## START

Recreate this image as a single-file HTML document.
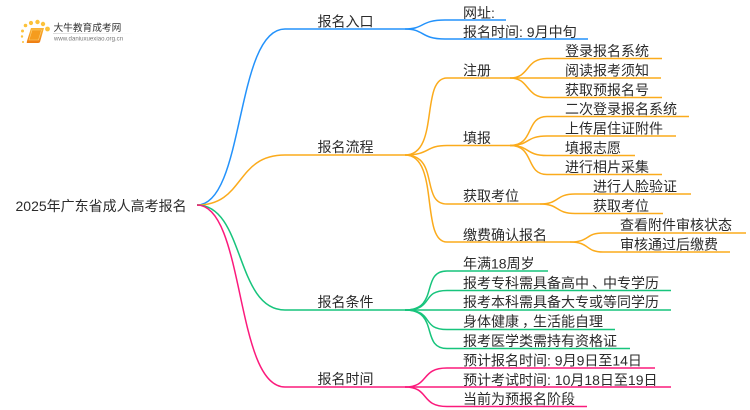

## END
## START

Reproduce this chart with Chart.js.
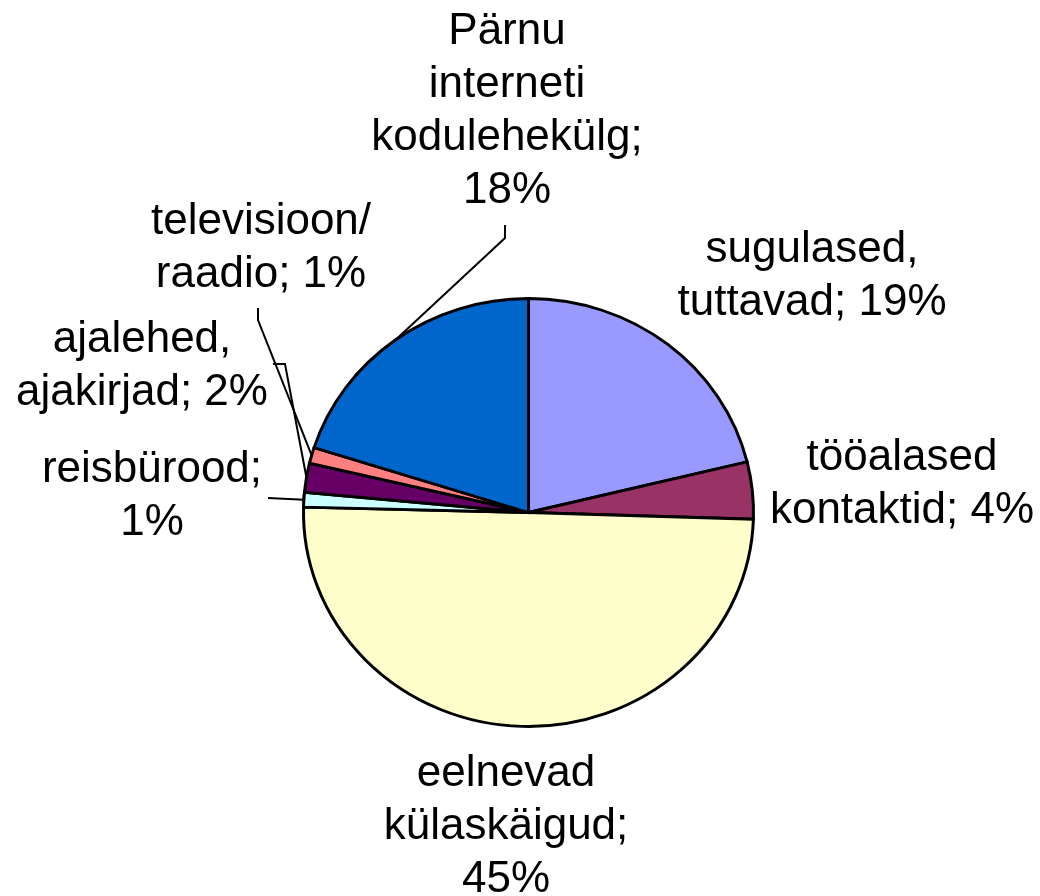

## END
## START

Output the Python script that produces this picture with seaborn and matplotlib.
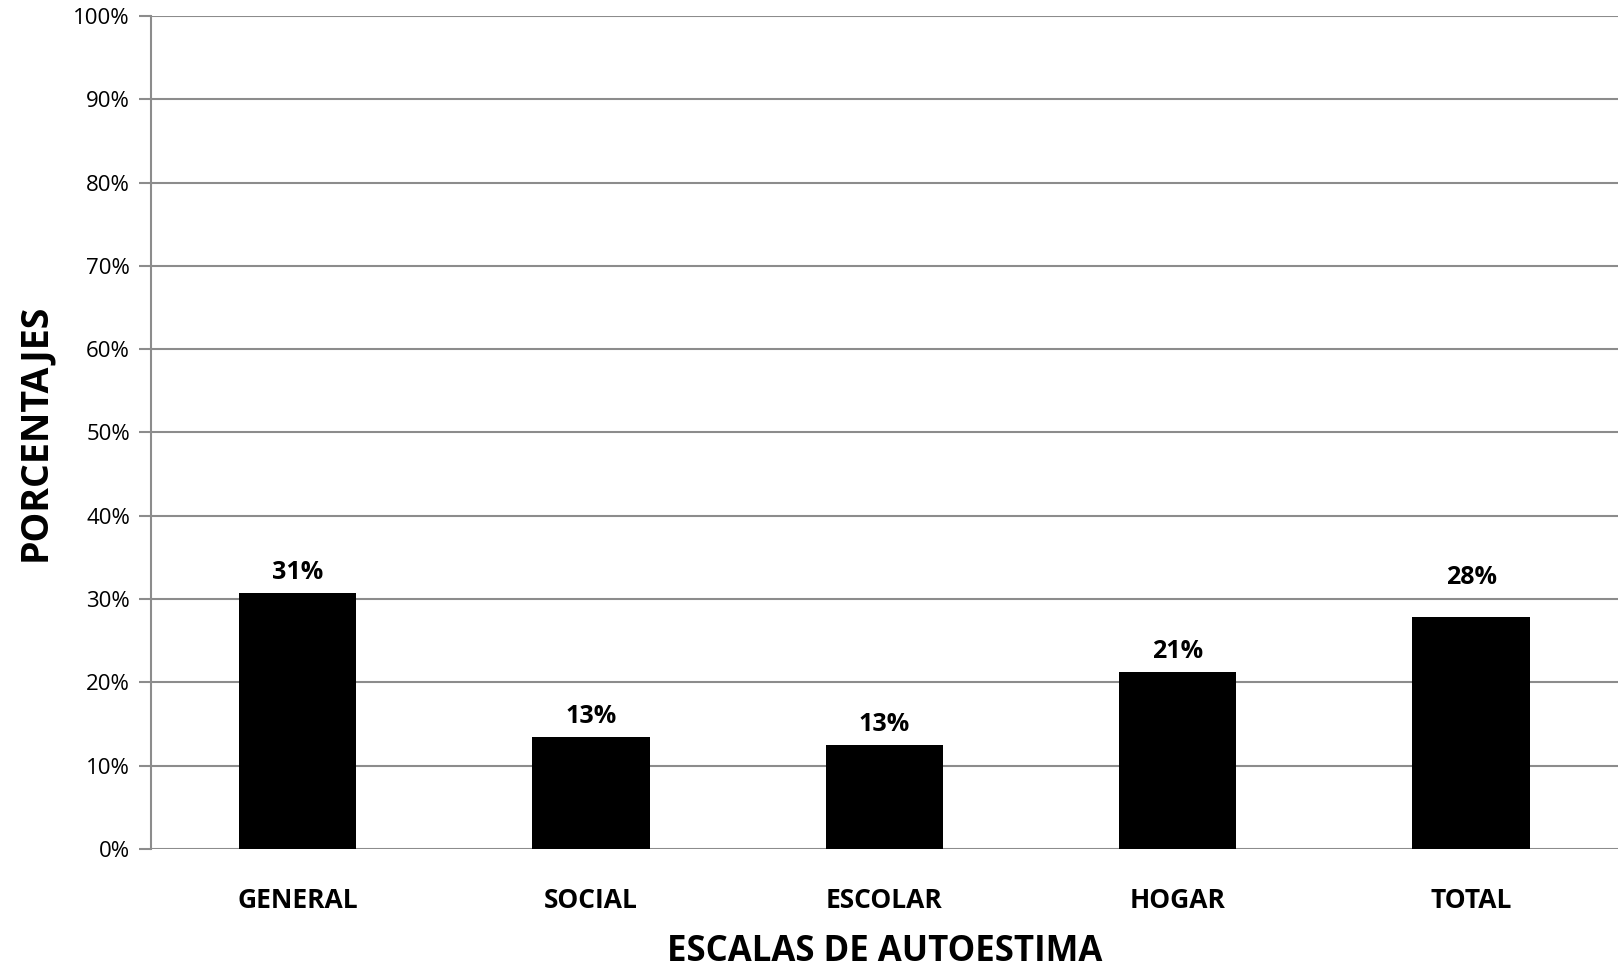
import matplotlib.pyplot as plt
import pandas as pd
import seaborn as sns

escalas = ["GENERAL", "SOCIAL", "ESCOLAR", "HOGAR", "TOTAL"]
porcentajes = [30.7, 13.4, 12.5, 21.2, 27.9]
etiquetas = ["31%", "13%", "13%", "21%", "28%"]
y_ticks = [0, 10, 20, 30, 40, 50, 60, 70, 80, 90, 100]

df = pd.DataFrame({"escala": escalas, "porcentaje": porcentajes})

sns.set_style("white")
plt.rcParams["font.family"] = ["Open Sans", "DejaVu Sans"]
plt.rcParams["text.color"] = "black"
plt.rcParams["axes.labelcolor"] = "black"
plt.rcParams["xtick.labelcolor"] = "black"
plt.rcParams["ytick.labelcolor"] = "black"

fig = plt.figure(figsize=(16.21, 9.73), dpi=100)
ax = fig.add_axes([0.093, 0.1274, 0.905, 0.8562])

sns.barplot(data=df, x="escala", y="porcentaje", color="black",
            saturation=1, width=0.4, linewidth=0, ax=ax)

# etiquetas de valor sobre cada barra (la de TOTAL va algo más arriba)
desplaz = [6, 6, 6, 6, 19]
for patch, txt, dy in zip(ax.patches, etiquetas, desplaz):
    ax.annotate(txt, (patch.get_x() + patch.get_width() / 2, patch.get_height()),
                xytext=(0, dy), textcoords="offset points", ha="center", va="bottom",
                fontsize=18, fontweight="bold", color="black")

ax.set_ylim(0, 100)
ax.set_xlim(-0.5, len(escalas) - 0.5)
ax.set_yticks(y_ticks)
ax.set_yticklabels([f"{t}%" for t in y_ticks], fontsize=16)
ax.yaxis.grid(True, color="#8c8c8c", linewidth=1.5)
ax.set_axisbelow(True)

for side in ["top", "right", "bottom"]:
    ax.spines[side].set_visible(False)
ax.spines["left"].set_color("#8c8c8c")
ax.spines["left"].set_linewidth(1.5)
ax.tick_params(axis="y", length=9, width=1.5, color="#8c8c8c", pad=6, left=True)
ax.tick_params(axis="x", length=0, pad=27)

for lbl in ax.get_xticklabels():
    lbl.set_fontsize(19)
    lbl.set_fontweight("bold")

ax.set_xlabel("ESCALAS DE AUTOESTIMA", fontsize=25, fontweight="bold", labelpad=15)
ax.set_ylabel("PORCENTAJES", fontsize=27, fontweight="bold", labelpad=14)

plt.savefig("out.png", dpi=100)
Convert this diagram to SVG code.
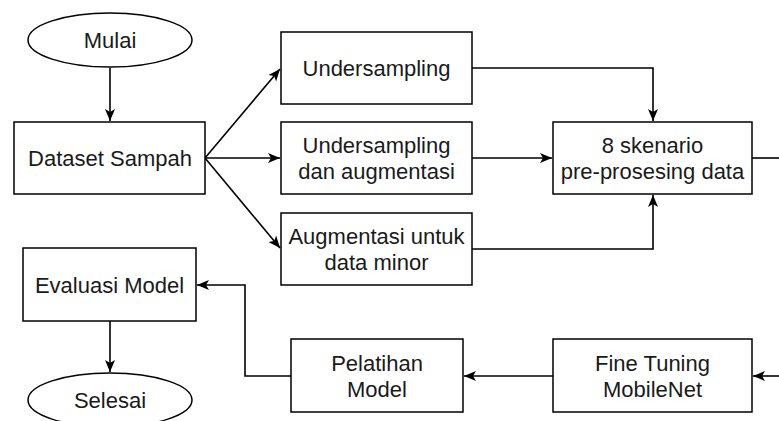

## END

* **PROBLEM DETAILS**:
Check each line of the entries above, and show every one holding the word "seaborn".

* **OUTPUT OF THE EXERCISE**:
Output the Python script that produces this picture with seaborn and matplotlib.
import seaborn as sns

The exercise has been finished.